Follow up with the Employer

Follow up with the employer and thank them for the opportunity and remind them why you are a good fit for the position.

Send a thank-you note to your interviewer even if you didn't get the job. You can ask—politely—for feedback so you’ll know what to improve.

What to do if There is No Job Offer:

There are many reasons you may not get a job offer, such as:

  • Maybe someone else was more experienced.
  • Maybe your answers were not complete.
  • Maybe the interviewers wanted to hire someone they already knew.
  • Maybe you weren't a good fit with the company's culture.

Consider Asking for Feedback:

Many interviewers are willing to tell you why you did not get the job. Consider contacting the employer for feedback. Make sure to clearly let the employer know you’re not asking them to defend their decision. You are looking to learn so that you can do better at your next interview.

Common questions to follow up with are:

  • How can I improve my resumé?
  • How can I improve my interview skills?
  • What can I do better in the future?
  • Is there a chance for me to get a job at your company in the future?

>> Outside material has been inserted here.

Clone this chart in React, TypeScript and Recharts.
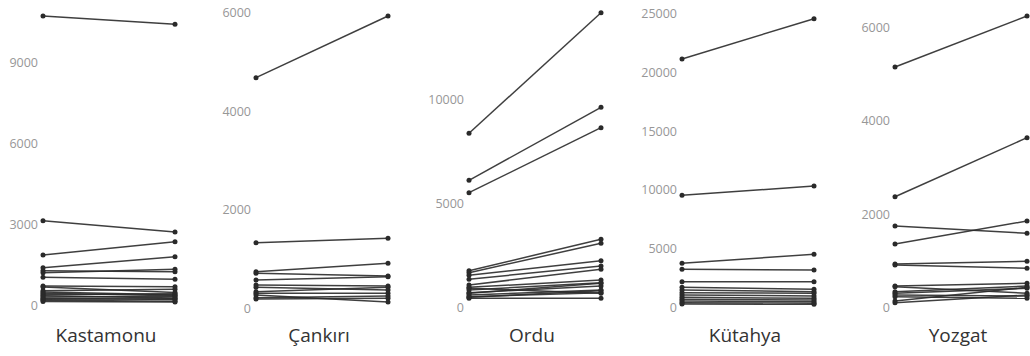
import React from "react";
import { LineChart, Line, XAxis, YAxis } from "recharts";

const categories = ["first", "second"];
const panelNames = ["Kastamonu", "Çankırı", "Ordu", "Kütahya", "Yozgat"];

const kastamonuFirst = [10725, 3155, 1886, 1416, 1306, 1232, 1061, 740, 700, 560, 520, 470, 420, 380, 330, 290, 250, 210, 170];
const kastamonuSecond = [10418, 2737, 2378, 1823, 1269, 1357, 987, 714, 500, 620, 420, 380, 450, 300, 350, 240, 270, 180, 150];

const cankiriFirst = [4683, 1332, 743, 711, 575, 473, 426, 337, 304, 270, 216, 189];
const cankiriSecond = [5935, 1421, 914, 656, 642, 453, 372, 426, 304, 128, 250, 203];

const orduFirst = [8390, 6123, 5526, 1765, 1668, 1543, 1350, 1075, 964, 834, 704, 593, 511, 916, 434, 675, 482];
const orduSecond = [14205, 9643, 8660, 3279, 3086, 2247, 1991, 1832, 1316, 1186, 1027, 834, 704, 675, 434, 1157, 800];

const kutahyaFirst = [21164, 9546, 3750, 3239, 2182, 1705, 1475, 1244, 1048, 852, 682, 537, 392, 281];
const kutahyaSecond = [24600, 10339, 4517, 3179, 2182, 1534, 1330, 1193, 963, 767, 622, 477, 341, 256];

const yozgatFirst = [5157, 2373, 1745, 1358, 929, 908, 457, 442, 335, 300, 264, 227, 135, 99];
const yozgatSecond = [6251, 3640, 1588, 1852, 987, 837, 515, 300, 457, 408, 242, 193, 429, 264];

const kastamonuTicks = [0, 3000, 6000, 9000];
const cankiriTicks = [0, 2000, 4000, 6000];
const orduTicks = [0, 5000, 10000];
const kutahyaTicks = [0, 5000, 10000, 15000, 20000, 25000];
const yozgatTicks = [0, 2000, 4000, 6000];

const panels = [
  { name: panelNames[0], first: kastamonuFirst, second: kastamonuSecond, ticks: kastamonuTicks, domain: [-222, 10948] },
  { name: panelNames[1], first: cankiriFirst, second: cankiriSecond, ticks: cankiriTicks, domain: [-75, 6057] },
  { name: panelNames[2], first: orduFirst, second: orduSecond, ticks: orduTicks, domain: [-227, 14335] },
  { name: panelNames[3], first: kutahyaFirst, second: kutahyaSecond, ticks: kutahyaTicks, domain: [-401, 25341] },
  { name: panelNames[4], first: yozgatFirst, second: yozgatSecond, ticks: yozgatTicks, domain: [-101, 6380] },
];

const PANEL_STEP = 213;
const AXIS_W = 43;
const PLOT_W = 132;
const FONT = "'Open Sans', 'DejaVu Sans', sans-serif";

function buildRows(first: number[], second: number[]) {
  return categories.map((cat, ci) => {
    const row: Record<string, any> = { cat };
    const src = ci === 0 ? first : second;
    src.forEach((v, i) => {
      row[`s${i}`] = v;
    });
    return row;
  });
}

function Panel({ p, index }: { p: any; index: number }) {
  const rows = buildRows(p.first, p.second);
  return (
    <div style={{ position: "absolute", left: index * PANEL_STEP, top: 0, width: PANEL_STEP, height: 356 }}>
      <LineChart
        width={PANEL_STEP}
        height={356}
        data={rows}
        margin={{ top: 10, right: PANEL_STEP - AXIS_W - PLOT_W, bottom: 44, left: 0 }}
      >
        <XAxis dataKey="cat" hide />
        <YAxis
          width={AXIS_W}
          type="number"
          domain={p.domain}
          ticks={p.ticks}
          allowDataOverflow
          axisLine={false}
          tickLine={false}
          tickSize={3}
          tickMargin={2}
          interval={0}
          tick={{ fill: "#979797", fontSize: 12.5, fontFamily: FONT }}
        />
        {p.first.map((_: number, i: number) => (
          <Line
            key={i}
            type="linear"
            dataKey={`s${i}`}
            stroke="#2a2a2a"
            strokeWidth={1.5}
            strokeOpacity={0.9}
            dot={{ r: 2.5, fill: "#2a2a2a", stroke: "#2a2a2a", strokeWidth: 0 }}
            activeDot={false}
            isAnimationActive={false}
          />
        ))}
      </LineChart>
      <div
        style={{
          position: "absolute",
          left: AXIS_W - 3,
          width: PLOT_W,
          top: 323,
          textAlign: "center",
          fontFamily: FONT,
          fontSize: 19,
          lineHeight: "24px",
          color: "#333",
        }}
      >
        {p.name}
      </div>
    </div>
  );
}

export default function App() {
  return (
    <div
      style={{
        position: "absolute",
        left: 0,
        top: 0,
        width: 1030,
        height: 356,
        overflow: "hidden",
        background: "#fff",
        fontFamily: FONT,
      }}
    >
      {panels.map((p, i) => (
        <Panel key={p.name} p={p} index={i} />
      ))}
    </div>
  );
}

Some interviewers may not want to answer. Other interviewers may give you some tips. Either way, make sure you are polite and do not argue with them. Thank them for their time and say goodbye.

Write a Thank You Note After Your Interview

Regardless of the outcome of an interview, it’s a good idea to write a brief letter of thanks for the interviewer’s time and consideration. It sets you apart from other applicants and may remind the interviewer about you and your strongest qualifications. You can also use your note to briefly supply additional information.

Like your resumé and cover letter, a thank you note should be tailored to the particular employer, so mention specifics from the interview. Here are some guidelines:

  • First paragraph: Thank the interviewer for his or her time and for telling you about the company and the position.
  • Middle paragraph: Note what you learned about the company during the interview. Remind the interviewer of why you are a good fit for the company’s needs and mention any qualifications or experience that you didn’t have a chance to talk about during the interview. If the interviewer raised any concerns during the interview or asked questions that you don’t think you answered well, address them again here.
  • Final paragraph: Confirm again that you are interested in the position.

You can send your thank you note by email so the interviewer receives it as soon as possible after the interview.

Interviews can be stressful, even when they go well. Take a few deep breaths and give yourself some time to relax, but don’t wait too long to make notes on your performance. What you learn from this interview can help you do even better on the next one. And take the time to write a thank you note to your interviewer. It could give you an edge over other candidates, and help you land a job offer.